Dataset entries
__________

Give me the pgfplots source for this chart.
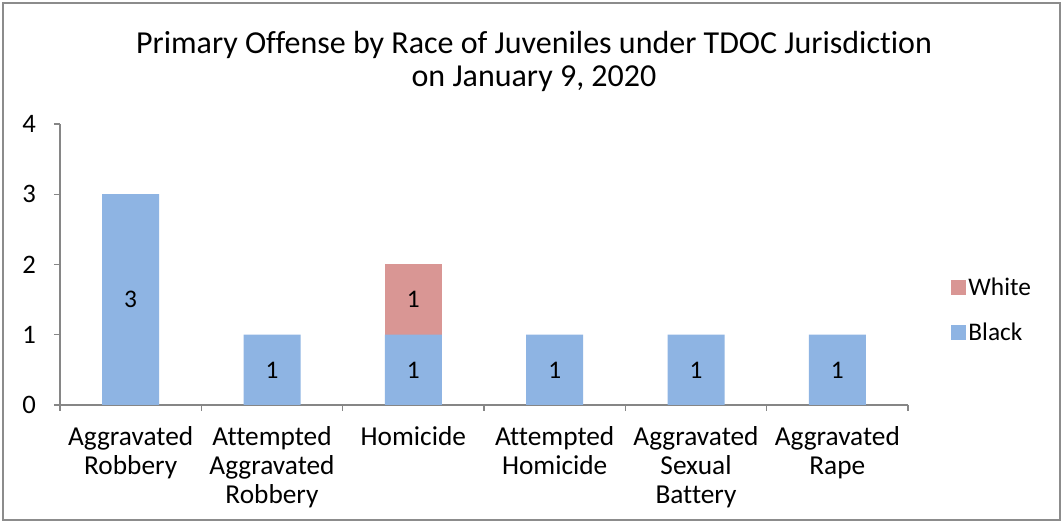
\documentclass[border=0pt]{standalone}
\usepackage{pgfplots}
\pgfplotsset{compat=1.18}
\usepackage{pgfplotstable}
\usepackage{fontspec}
\setmainfont{Carlito}[Ligatures=NoCommon]

\definecolor{blackbar}{HTML}{8EB4E3}
\definecolor{whitebar}{HTML}{D99694}
\definecolor{axisgray}{HTML}{868686}
\definecolor{framegray}{HTML}{8C8C8C}

% offenses in chart order, counts by race
\pgfplotstableread{
x black white
0 3 0
1 1 0
2 1 1
3 1 0
4 1 0
5 1 0
}\offense

\begin{document}
\begin{tikzpicture}
% page: 1063x523 px at 0.75pt per px, axis origin at px (60,405)
\fill[white] (-45pt,-88.5pt) rectangle (752.25pt,303.75pt);
\draw[framegray, line width=1.5pt] (-42.75pt,-86.25pt) rectangle (750pt,301.5pt);

\node[align=center, font=\fontsize{24}{24.75}\selectfont] at (355.5pt,257.5pt)
  {Primary Offense by Race of Juveniles under TDOC Jurisdiction\\on January 9, 2020};

\begin{axis}[
  at={(0,0)}, anchor=south west,
  scale only axis, width=636pt, height=210.75pt,
  ybar stacked, bar width=42.75pt,
  xmin=-0.5, xmax=5.5, ymin=0, ymax=4,
  axis x line*=bottom, axis y line*=left,
  axis line style={draw=axisgray, line width=0.9pt, -},
  tick style={draw=axisgray, line width=0.9pt},
  tick align=outside,
  ytick={0,1,2,3,4},
  major tick length=4.5pt,
  xtick={0,...,5},
  x tick style={draw=none},
  minor xtick={-0.5,0.5,...,5.5},
  minor x tick style={draw=axisgray, line width=0.9pt},
  minor tick length=4.5pt,
  xticklabels={{Aggravated\\Robbery},{Attempted\\Aggravated\\Robbery},{Homicide},
    {Attempted\\Homicide},{Aggravated\\Sexual\\Battery},{Aggravated\\Rape}},
  xticklabel style={align=center, anchor=north, yshift=-8pt,
    font=\fontsize{20.5}{21.75}\selectfont},
  yticklabel style={font=\fontsize{20}{22}\selectfont, xshift=-10pt},
  /pgf/number format/assume math mode=true,
  legend style={draw=none, fill=none, at={(1.0505,0.338)}, anchor=west,
    font=\fontsize{19}{21.75}\selectfont, row sep=15pt, inner sep=0pt,
    nodes={inner sep=2pt}},
  legend cell align=left,
  reverse legend,
  legend image code/.code={\fill[#1] (0pt,-5.5pt) rectangle (11pt,5.5pt);},
  nodes near coords={\pgfmathprintnumber{\rawy}},
  every node near coord/.append style={font=\fontsize{19}{20}\selectfont,
    text=black, anchor=center},
]
\addplot+[draw=none, fill=blackbar,
  visualization depends on={\thisrow{black}\as\rawy}]
  table[x=x, y=black] {\offense};
\addplot+[draw=none, fill=whitebar,
  visualization depends on={\thisrow{white}\as\rawy},
  nodes near coords={\ifdim\rawy pt>0pt\pgfmathprintnumber{\rawy}\fi}]
  table[x=x, y=white] {\offense};
\legend{Black,White}
\end{axis}
\end{tikzpicture}
\end{document}
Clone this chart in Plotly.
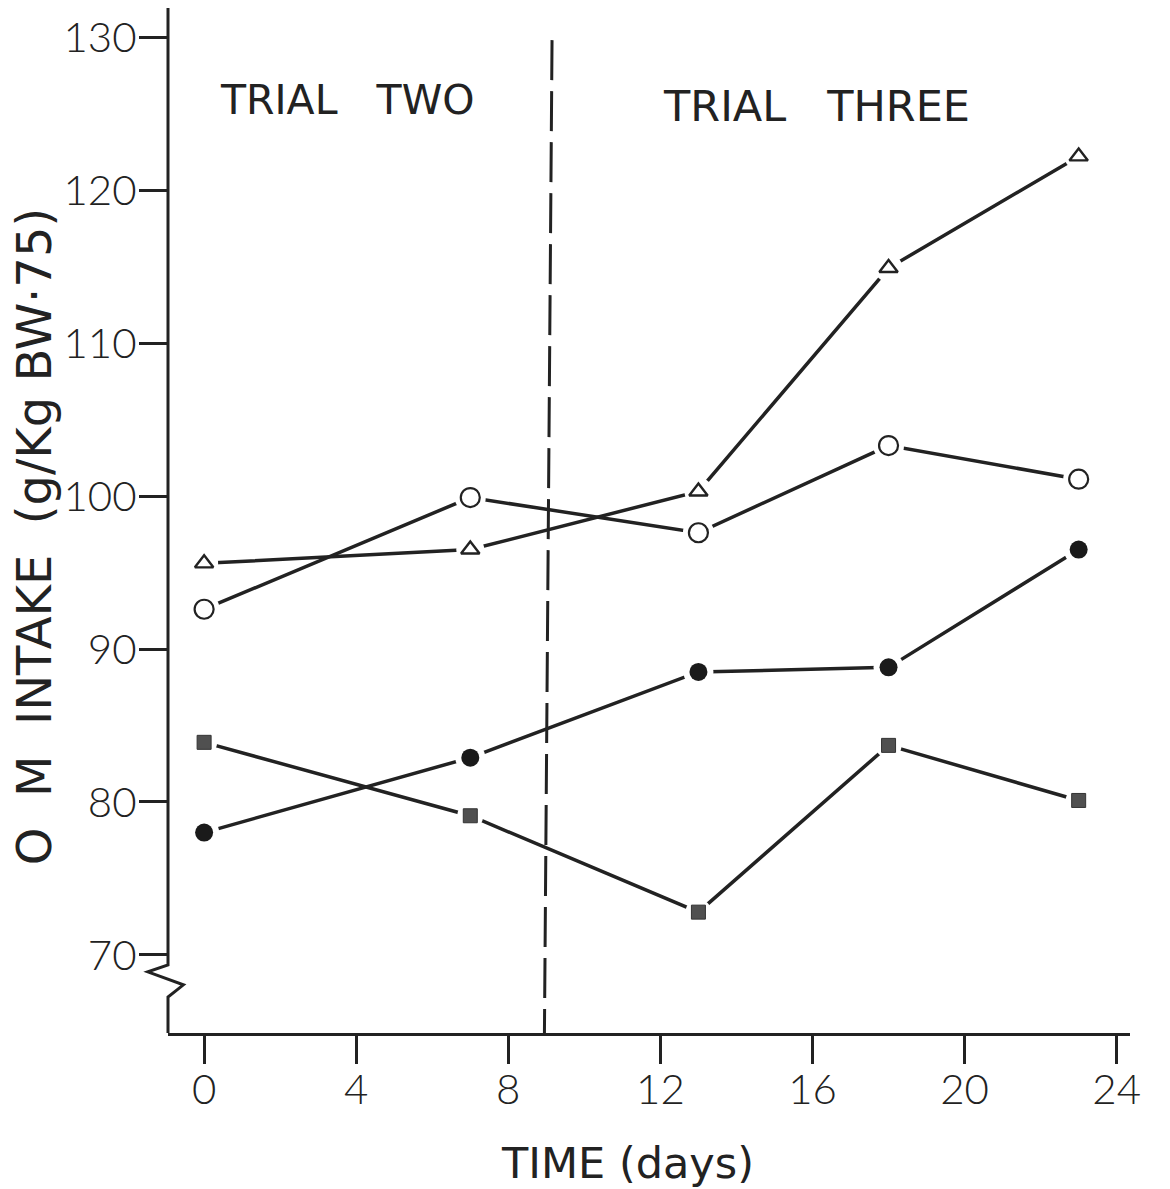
import plotly.graph_objects as go

# Sampling days and organic-matter intake (g/Kg BW·75) per treatment group
days = [0, 7, 13, 18, 23]
open_triangle = [95.6, 96.5, 100.3, 114.9, 122.2]
open_circle = [92.6, 99.9, 97.6, 103.3, 101.1]
filled_circle = [78.0, 82.9, 88.5, 88.8, 96.5]
filled_square = [83.9, 79.1, 72.8, 83.7, 80.1]

y_ticks = [70, 80, 90, 100, 110, 120, 130]
x_ticks = [0, 4, 8, 12, 16, 20, 24]

INK = "#222222"
FONT = "DejaVu Sans"
TICK_FONT = dict(family="Lato, Liberation Sans", size=42, color=INK, weight=300)
X_RANGE = [-0.95, 24.35]
Y_RANGE = [64.9, 131.9]
TRIAL_SPLIT = 9.0

series = [
    (open_triangle, dict(symbol="triangle-up-open", size=16, color=INK, line=dict(width=2.4, color=INK))),
    (open_circle, dict(symbol="circle-open", size=19, color=INK, line=dict(width=2.2, color=INK))),
    (filled_circle, dict(symbol="circle", size=18, color="#1a1a1a", line=dict(width=0))),
    (filled_square, dict(symbol="square", size=14, color="#505050", line=dict(width=1, color="#333333"))),
]

fig = go.Figure()

# connecting lines
for values, _ in series:
    fig.add_trace(go.Scatter(x=days, y=values, mode="lines",
                             line=dict(color=INK, width=3.5), hoverinfo="skip",
                             showlegend=False))

# white halos leave a small gap between each line and its markers
for values, style in series:
    fig.add_trace(go.Scatter(x=days, y=values, mode="markers",
                             marker=dict(symbol="circle", size=style["size"] + 12,
                                         color="white", line=dict(width=0)),
                             hoverinfo="skip", showlegend=False))

for values, style in series:
    fig.add_trace(go.Scatter(x=days, y=values, mode="markers", marker=style,
                             showlegend=False))

shapes = [
    # broken y axis with the zigzag below 70
    dict(type="path", xref="paper", yref="y",
         path=(f"M 0 {Y_RANGE[1]} L 0 69.35 L -0.021 68.9 L 0.016 68.05 "
               f"L 0 67.25 L 0 {Y_RANGE[0]}"),
         line=dict(color=INK, width=3)),
    # boundary between trial two and trial three
    dict(type="line", xref="x", yref="y",
         x0=TRIAL_SPLIT + 0.15, y0=129.8, x1=TRIAL_SPLIT - 0.05, y1=Y_RANGE[0],
         line=dict(color=INK, width=3, dash="40px,11px")),
]

annotations = [
    dict(text="TRIAL\u00a0\u00a0\u00a0TWO", x=3.75, y=125.9, xref="x", yref="y",
         showarrow=False, font=dict(family=FONT, size=41, color=INK)),
    dict(text="TRIAL\u00a0\u00a0\u00a0THREE", x=16.1, y=125.5, xref="x", yref="y",
         showarrow=False, font=dict(family=FONT, size=43, color=INK)),
    dict(text="TIME (days)", x=0.4775, y=-0.127, xref="paper", yref="paper",
         showarrow=False, xanchor="center", yanchor="middle",
         font=dict(family=FONT, size=43, color=INK)),
    dict(text="O\u00a0\u00a0M\u00a0\u00a0INTAKE\u00a0\u00a0(g/Kg\u00a0BW\u00b775)",
         x=-0.139, y=0.484, xref="paper", yref="paper", textangle=-90,
         showarrow=False, xanchor="center", yanchor="middle",
         font=dict(family=FONT, size=48, color=INK)),
]

fig.update_layout(
    width=1170, height=1189, autosize=False,
    margin=dict(l=168, r=40, t=8, b=156),
    paper_bgcolor="white", plot_bgcolor="white",
    shapes=shapes, annotations=annotations,
    showlegend=False,
)

fig.update_xaxes(range=X_RANGE, tickvals=x_ticks, ticktext=[str(v) for v in x_ticks],
                 showgrid=False, zeroline=False, showline=True, linecolor=INK, linewidth=3,
                 ticks="outside", ticklen=28, tickwidth=3, tickcolor=INK,
                 ticklabelstandoff=-10, tickfont=TICK_FONT)
fig.update_yaxes(range=Y_RANGE, tickvals=y_ticks, ticktext=[str(v) for v in y_ticks],
                 showgrid=False, zeroline=False, showline=False,
                 ticks="outside", ticklen=28, tickwidth=3, tickcolor=INK,
                 ticklabelstandoff=-6, tickfont=TICK_FONT)

fig.write_html("out.html")
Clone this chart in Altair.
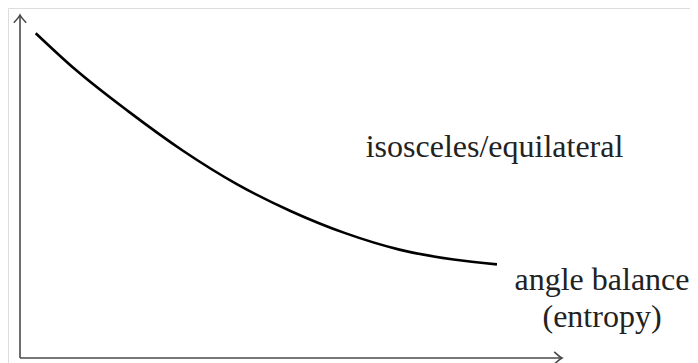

__________

Work instructions
Please write out all of the material above without changing a word, and omit any pictures.

Result for this exercise
Give me the pgfplots source for this chart.
\documentclass[border=0pt]{standalone}
\usepackage{pgfplots}
\pgfplotsset{compat=1.18}
\usepackage{pgfplotstable}
\usepackage{fontspec}
\setmainfont{Carlito}[Ligatures=NoCommon]

\definecolor{blackbar}{HTML}{8EB4E3}
\definecolor{whitebar}{HTML}{D99694}
\definecolor{axisgray}{HTML}{868686}
\definecolor{framegray}{HTML}{8C8C8C}

% offenses in chart order, counts by race
\pgfplotstableread{
x black white
0 3 0
1 1 0
2 1 1
3 1 0
4 1 0
5 1 0
}\offense

\begin{document}
\begin{tikzpicture}
% page: 1063x523 px at 0.75pt per px, axis origin at px (60,405)
\fill[white] (-45pt,-88.5pt) rectangle (752.25pt,303.75pt);
\draw[framegray, line width=1.5pt] (-42.75pt,-86.25pt) rectangle (750pt,301.5pt);

\node[align=center, font=\fontsize{24}{24.75}\selectfont] at (355.5pt,257.5pt)
  {Primary Offense by Race of Juveniles under TDOC Jurisdiction\\on January 9, 2020};

\begin{axis}[
  at={(0,0)}, anchor=south west,
  scale only axis, width=636pt, height=210.75pt,
  ybar stacked, bar width=42.75pt,
  xmin=-0.5, xmax=5.5, ymin=0, ymax=4,
  axis x line*=bottom, axis y line*=left,
  axis line style={draw=axisgray, line width=0.9pt, -},
  tick style={draw=axisgray, line width=0.9pt},
  tick align=outside,
  ytick={0,1,2,3,4},
  major tick length=4.5pt,
  xtick={0,...,5},
  x tick style={draw=none},
  minor xtick={-0.5,0.5,...,5.5},
  minor x tick style={draw=axisgray, line width=0.9pt},
  minor tick length=4.5pt,
  xticklabels={{Aggravated\\Robbery},{Attempted\\Aggravated\\Robbery},{Homicide},
    {Attempted\\Homicide},{Aggravated\\Sexual\\Battery},{Aggravated\\Rape}},
  xticklabel style={align=center, anchor=north, yshift=-8pt,
    font=\fontsize{20.5}{21.75}\selectfont},
  yticklabel style={font=\fontsize{20}{22}\selectfont, xshift=-10pt},
  /pgf/number format/assume math mode=true,
  legend style={draw=none, fill=none, at={(1.0505,0.338)}, anchor=west,
    font=\fontsize{19}{21.75}\selectfont, row sep=15pt, inner sep=0pt,
    nodes={inner sep=2pt}},
  legend cell align=left,
  reverse legend,
  legend image code/.code={\fill[#1] (0pt,-5.5pt) rectangle (11pt,5.5pt);},
  nodes near coords={\pgfmathprintnumber{\rawy}},
  every node near coord/.append style={font=\fontsize{19}{20}\selectfont,
    text=black, anchor=center},
]
\addplot+[draw=none, fill=blackbar,
  visualization depends on={\thisrow{black}\as\rawy}]
  table[x=x, y=black] {\offense};
\addplot+[draw=none, fill=whitebar,
  visualization depends on={\thisrow{white}\as\rawy},
  nodes near coords={\ifdim\rawy pt>0pt\pgfmathprintnumber{\rawy}\fi}]
  table[x=x, y=white] {\offense};
\legend{Black,White}
\end{axis}
\end{tikzpicture}
\end{document}
Clone this chart in Plotly.
import plotly.graph_objects as go

# Sampling days and organic-matter intake (g/Kg BW·75) per treatment group
days = [0, 7, 13, 18, 23]
open_triangle = [95.6, 96.5, 100.3, 114.9, 122.2]
open_circle = [92.6, 99.9, 97.6, 103.3, 101.1]
filled_circle = [78.0, 82.9, 88.5, 88.8, 96.5]
filled_square = [83.9, 79.1, 72.8, 83.7, 80.1]

y_ticks = [70, 80, 90, 100, 110, 120, 130]
x_ticks = [0, 4, 8, 12, 16, 20, 24]

INK = "#222222"
FONT = "DejaVu Sans"
TICK_FONT = dict(family="Lato, Liberation Sans", size=42, color=INK, weight=300)
X_RANGE = [-0.95, 24.35]
Y_RANGE = [64.9, 131.9]
TRIAL_SPLIT = 9.0

series = [
    (open_triangle, dict(symbol="triangle-up-open", size=16, color=INK, line=dict(width=2.4, color=INK))),
    (open_circle, dict(symbol="circle-open", size=19, color=INK, line=dict(width=2.2, color=INK))),
    (filled_circle, dict(symbol="circle", size=18, color="#1a1a1a", line=dict(width=0))),
    (filled_square, dict(symbol="square", size=14, color="#505050", line=dict(width=1, color="#333333"))),
]

fig = go.Figure()

# connecting lines
for values, _ in series:
    fig.add_trace(go.Scatter(x=days, y=values, mode="lines",
                             line=dict(color=INK, width=3.5), hoverinfo="skip",
                             showlegend=False))

# white halos leave a small gap between each line and its markers
for values, style in series:
    fig.add_trace(go.Scatter(x=days, y=values, mode="markers",
                             marker=dict(symbol="circle", size=style["size"] + 12,
                                         color="white", line=dict(width=0)),
                             hoverinfo="skip", showlegend=False))

for values, style in series:
    fig.add_trace(go.Scatter(x=days, y=values, mode="markers", marker=style,
                             showlegend=False))

shapes = [
    # broken y axis with the zigzag below 70
    dict(type="path", xref="paper", yref="y",
         path=(f"M 0 {Y_RANGE[1]} L 0 69.35 L -0.021 68.9 L 0.016 68.05 "
               f"L 0 67.25 L 0 {Y_RANGE[0]}"),
         line=dict(color=INK, width=3)),
    # boundary between trial two and trial three
    dict(type="line", xref="x", yref="y",
         x0=TRIAL_SPLIT + 0.15, y0=129.8, x1=TRIAL_SPLIT - 0.05, y1=Y_RANGE[0],
         line=dict(color=INK, width=3, dash="40px,11px")),
]

annotations = [
    dict(text="TRIAL\u00a0\u00a0\u00a0TWO", x=3.75, y=125.9, xref="x", yref="y",
         showarrow=False, font=dict(family=FONT, size=41, color=INK)),
    dict(text="TRIAL\u00a0\u00a0\u00a0THREE", x=16.1, y=125.5, xref="x", yref="y",
         showarrow=False, font=dict(family=FONT, size=43, color=INK)),
    dict(text="TIME (days)", x=0.4775, y=-0.127, xref="paper", yref="paper",
         showarrow=False, xanchor="center", yanchor="middle",
         font=dict(family=FONT, size=43, color=INK)),
    dict(text="O\u00a0\u00a0M\u00a0\u00a0INTAKE\u00a0\u00a0(g/Kg\u00a0BW\u00b775)",
         x=-0.139, y=0.484, xref="paper", yref="paper", textangle=-90,
         showarrow=False, xanchor="center", yanchor="middle",
         font=dict(family=FONT, size=48, color=INK)),
]

fig.update_layout(
    width=1170, height=1189, autosize=False,
    margin=dict(l=168, r=40, t=8, b=156),
    paper_bgcolor="white", plot_bgcolor="white",
    shapes=shapes, annotations=annotations,
    showlegend=False,
)

fig.update_xaxes(range=X_RANGE, tickvals=x_ticks, ticktext=[str(v) for v in x_ticks],
                 showgrid=False, zeroline=False, showline=True, linecolor=INK, linewidth=3,
                 ticks="outside", ticklen=28, tickwidth=3, tickcolor=INK,
                 ticklabelstandoff=-10, tickfont=TICK_FONT)
fig.update_yaxes(range=Y_RANGE, tickvals=y_ticks, ticktext=[str(v) for v in y_ticks],
                 showgrid=False, zeroline=False, showline=False,
                 ticks="outside", ticklen=28, tickwidth=3, tickcolor=INK,
                 ticklabelstandoff=-6, tickfont=TICK_FONT)

fig.write_html("out.html")
Clone this chart in Altair.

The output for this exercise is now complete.